## Task brief:
Without the pictures, output the lines of the material from the very first through the one that holds "import matplotlib.pyplot as plt".
## Begin Dataset excerpt
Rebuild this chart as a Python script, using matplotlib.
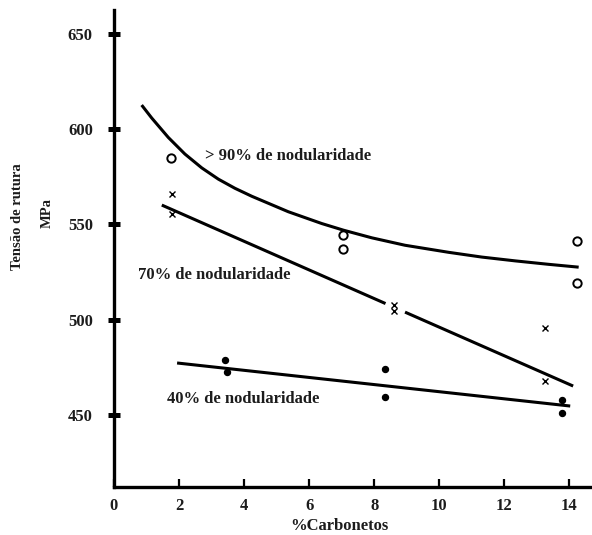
import matplotlib
matplotlib.use("Agg")
import matplotlib.pyplot as plt

# data
x_90 = [1.74, 7.04, 7.04, 14.24, 14.24]
y_90 = [585.1, 544.5, 537.0, 541.5, 519.1]
x_70 = [1.77, 1.77, 8.6, 8.6, 13.26, 13.26]
y_70 = [566.0, 555.5, 507.5, 504.5, 495.8, 467.9]
x_40 = [3.42, 3.48, 8.34, 8.34, 13.78, 13.78]
y_40 = [478.9, 472.6, 474.1, 459.4, 457.9, 451.0]

# trend lines
curve90_x = [0.85, 1.16, 1.67, 2.18, 2.70, 3.21, 3.72, 4.24, 5.36, 6.39, 7.06, 7.93, 8.95,
             10.29, 11.31, 12.34, 13.36, 14.29]
curve90_y = [612.7, 605.9, 595.7, 587.0, 579.7, 573.8, 569.0, 564.8, 556.7, 550.5, 547.0, 543.0, 539.1,
             535.4, 532.9, 530.9, 529.1, 527.6]
line70_a_x = [1.47, 8.35]
line70_a_y = [560.2, 508.5]
line70_b_x = [8.95, 14.12]
line70_b_y = [504.0, 465.2]
line40_x = [1.94, 14.03]
line40_y = [477.3, 454.7]

x_ticks = [0, 2, 4, 6, 8, 10, 12, 14]
y_ticks = [450, 500, 550, 600, 650]

ink = "#1c1c1c"
serif = "Liberation Serif"

fig = plt.figure(figsize=(5.92, 5.35), dpi=100)
ax = fig.add_axes([114 / 592, 48 / 535, 1 - 114 / 592, 477 / 535])

ax.plot(curve90_x, curve90_y, color="black", lw=2.2, solid_capstyle="butt", solid_joinstyle="round")
ax.plot(line70_a_x, line70_a_y, color="black", lw=2.2, solid_capstyle="butt")
ax.plot(line70_b_x, line70_b_y, color="black", lw=2.2, solid_capstyle="butt")
ax.plot(line40_x, line40_y, color="black", lw=2.2, solid_capstyle="butt")

ax.plot(x_90, y_90, "o", ms=6, mfc="white", mec="black", mew=1.4)
ax.plot(x_70, y_70, "x", ms=4.5, color="black", mew=1.0)
ax.plot(x_40, y_40, "o", ms=4.3, color="black")

txt = dict(fontfamily=serif, fontweight="bold", fontsize=12, color=ink, va="center")
ax.text(2.8, 586.0, "> 90% de nodularidade", **txt)
ax.text(0.75, 523.5, "70% de nodularidade", **txt)
ax.text(1.62, 458.2, "40% de nodularidade", **txt)

ax.set_xlim(0, 14.7)
ax.set_ylim(412.2, 662.6)
ax.set_xticks(x_ticks)
ax.set_yticks(y_ticks)
ax.set_xticklabels([str(v) for v in x_ticks], fontfamily=serif, fontweight="bold", fontsize=12, color=ink)
ax.set_yticklabels([str(v) for v in y_ticks], fontfamily=serif, fontweight="bold", fontsize=12, color=ink)
ax.tick_params(axis="x", direction="in", length=6, width=1.6, pad=8)
ax.tick_params(axis="y", direction="inout", length=8.5, width=3.6, pad=11)

for side in ["top", "right"]:
    ax.spines[side].set_visible(False)
for side in ["left", "bottom"]:
    ax.spines[side].set_linewidth(2.4)
ax.patch.set_visible(False)

fig.text(339 / 592, 1 - 526 / 535, "%Carbonetos", ha="center", va="center",
         fontfamily=serif, fontweight="bold", fontsize=12, color=ink)
fig.text(18 / 592, 1 - 217 / 535, "Tensão de rutura", ha="center", va="center", rotation=90,
         fontfamily=serif, fontweight="bold", fontsize=10.5, color=ink)
fig.text(47 / 592, 1 - 213 / 535, "MPa", ha="center", va="center", rotation=90,
         fontfamily=serif, fontweight="bold", fontsize=10.5, color=ink)

fig.savefig("out.png", dpi=100)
## End Dataset excerpt
## Written answer:
Rebuild this chart as a Python script, using matplotlib.
import matplotlib
matplotlib.use("Agg")
import matplotlib.pyplot as plt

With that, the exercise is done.